#### [What is required]
The records below hold pictures; please leave those out and retype the rest exactly.
□ □ □ □
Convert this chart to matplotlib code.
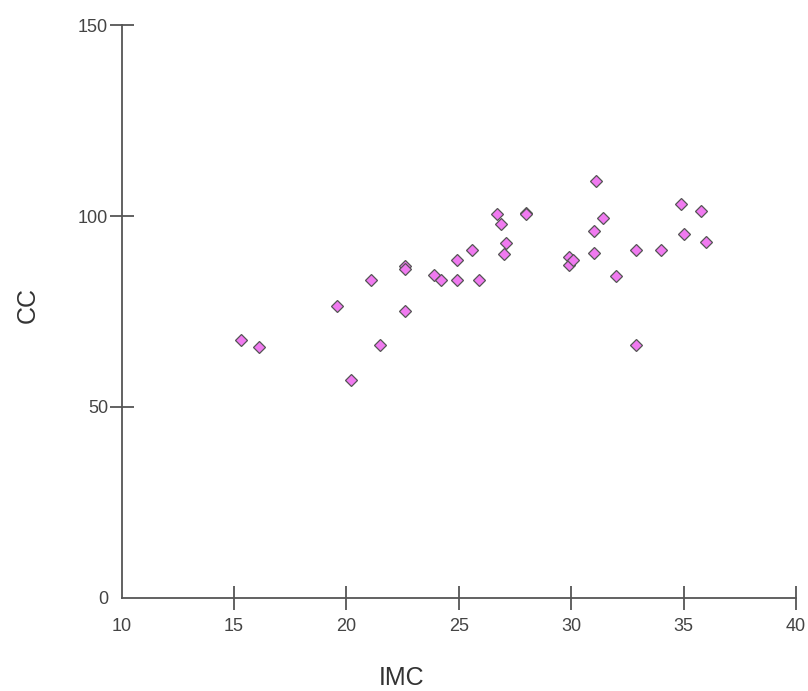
import matplotlib
matplotlib.use("Agg")
import matplotlib.pyplot as plt

plt.rcParams['font.family'] = ['Liberation Sans', 'DejaVu Sans']

# IMC (x) vs CC (y)
imc = [15.3, 16.1, 19.6, 20.2, 21.1, 21.5, 22.6, 22.6, 22.6, 23.9, 24.2,
       24.9, 24.9, 25.6, 25.9, 26.7, 26.9, 27.0, 27.1, 28.0, 28.0,
       31.1, 31.4, 31.0, 29.9, 29.9, 30.1, 31.0, 32.0, 32.9, 32.9,
       34.0, 34.9, 35.8, 35.0, 36.0]
cc = [67.5, 65.7, 76.4, 57.0, 83.2, 66.2, 86.9, 86.0, 75.2, 84.6, 83.2,
      88.4, 83.2, 91.2, 83.2, 100.4, 98.0, 90.1, 93.0, 100.9, 100.6,
      109.1, 99.4, 96.2, 89.3, 87.2, 88.5, 90.2, 84.2, 91.1, 66.2,
      91.1, 103.1, 101.3, 95.4, 93.2]

x_ticks = [10, 15, 20, 25, 30, 35, 40]
y_ticks = [0, 50, 100, 150]

fig = plt.figure(figsize=(8.08, 6.91), dpi=100)
ax = fig.add_axes([0.1506, 0.1346, 0.8344, 0.8292])

ax.plot(imc, cc, linestyle='none', marker='D', markersize=6.5,
        markerfacecolor='#f07af0', markeredgecolor='#555555', markeredgewidth=0.9)

ax.set_xlim(10, 40)
ax.set_ylim(0, 150)
ax.set_xticks(x_ticks)
ax.set_yticks(y_ticks)

for s in ['top', 'right']:
    ax.spines[s].set_visible(False)
for s in ['left', 'bottom']:
    ax.spines[s].set_color('#555555')
    ax.spines[s].set_linewidth(1.3)

ax.tick_params(axis='both', direction='inout', length=17.5, width=1.3,
               color='#555555', labelcolor='#444444', labelsize=13)
ax.tick_params(axis='x', pad=6)
ax.tick_params(axis='y', pad=1)

# no tick mark at the origin
for t in (ax.xaxis.get_major_ticks()[0], ax.yaxis.get_major_ticks()[0]):
    t.tick1line.set_visible(False)

fig.text(402 / 808, 1 - 678 / 691, 'IMC', ha='center', va='center',
         fontsize=18, color='#333333')
fig.text(28 / 808, 1 - 305 / 691, 'CC', ha='center', va='center',
         rotation=90, fontsize=18, color='#333333')

fig.savefig('out.png', dpi=100)
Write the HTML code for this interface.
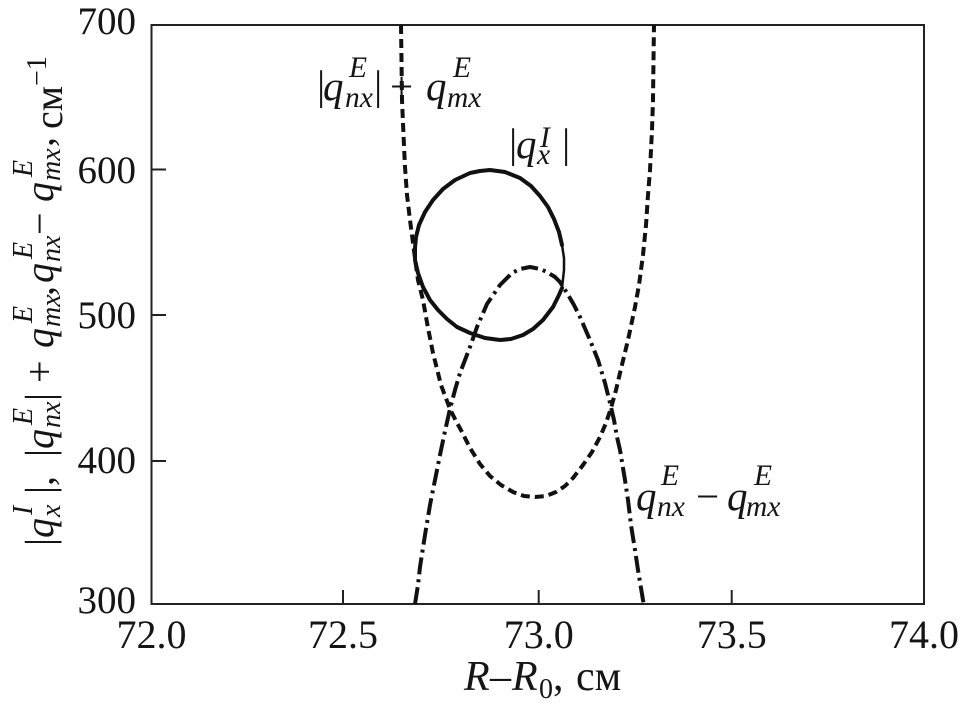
□ □ □ □
#### [Written answer]
Convert this chart to matplotlib code.
import matplotlib
matplotlib.use("Agg")
import matplotlib.pyplot as plt

plt.rcParams['font.family'] = ['Liberation Sans', 'DejaVu Sans']

# IMC (x) vs CC (y)
imc = [15.3, 16.1, 19.6, 20.2, 21.1, 21.5, 22.6, 22.6, 22.6, 23.9, 24.2,
       24.9, 24.9, 25.6, 25.9, 26.7, 26.9, 27.0, 27.1, 28.0, 28.0,
       31.1, 31.4, 31.0, 29.9, 29.9, 30.1, 31.0, 32.0, 32.9, 32.9,
       34.0, 34.9, 35.8, 35.0, 36.0]
cc = [67.5, 65.7, 76.4, 57.0, 83.2, 66.2, 86.9, 86.0, 75.2, 84.6, 83.2,
      88.4, 83.2, 91.2, 83.2, 100.4, 98.0, 90.1, 93.0, 100.9, 100.6,
      109.1, 99.4, 96.2, 89.3, 87.2, 88.5, 90.2, 84.2, 91.1, 66.2,
      91.1, 103.1, 101.3, 95.4, 93.2]

x_ticks = [10, 15, 20, 25, 30, 35, 40]
y_ticks = [0, 50, 100, 150]

fig = plt.figure(figsize=(8.08, 6.91), dpi=100)
ax = fig.add_axes([0.1506, 0.1346, 0.8344, 0.8292])

ax.plot(imc, cc, linestyle='none', marker='D', markersize=6.5,
        markerfacecolor='#f07af0', markeredgecolor='#555555', markeredgewidth=0.9)

ax.set_xlim(10, 40)
ax.set_ylim(0, 150)
ax.set_xticks(x_ticks)
ax.set_yticks(y_ticks)

for s in ['top', 'right']:
    ax.spines[s].set_visible(False)
for s in ['left', 'bottom']:
    ax.spines[s].set_color('#555555')
    ax.spines[s].set_linewidth(1.3)

ax.tick_params(axis='both', direction='inout', length=17.5, width=1.3,
               color='#555555', labelcolor='#444444', labelsize=13)
ax.tick_params(axis='x', pad=6)
ax.tick_params(axis='y', pad=1)

# no tick mark at the origin
for t in (ax.xaxis.get_major_ticks()[0], ax.yaxis.get_major_ticks()[0]):
    t.tick1line.set_visible(False)

fig.text(402 / 808, 1 - 678 / 691, 'IMC', ha='center', va='center',
         fontsize=18, color='#333333')
fig.text(28 / 808, 1 - 305 / 691, 'CC', ha='center', va='center',
         rotation=90, fontsize=18, color='#333333')

fig.savefig('out.png', dpi=100)
Write the HTML code for this interface.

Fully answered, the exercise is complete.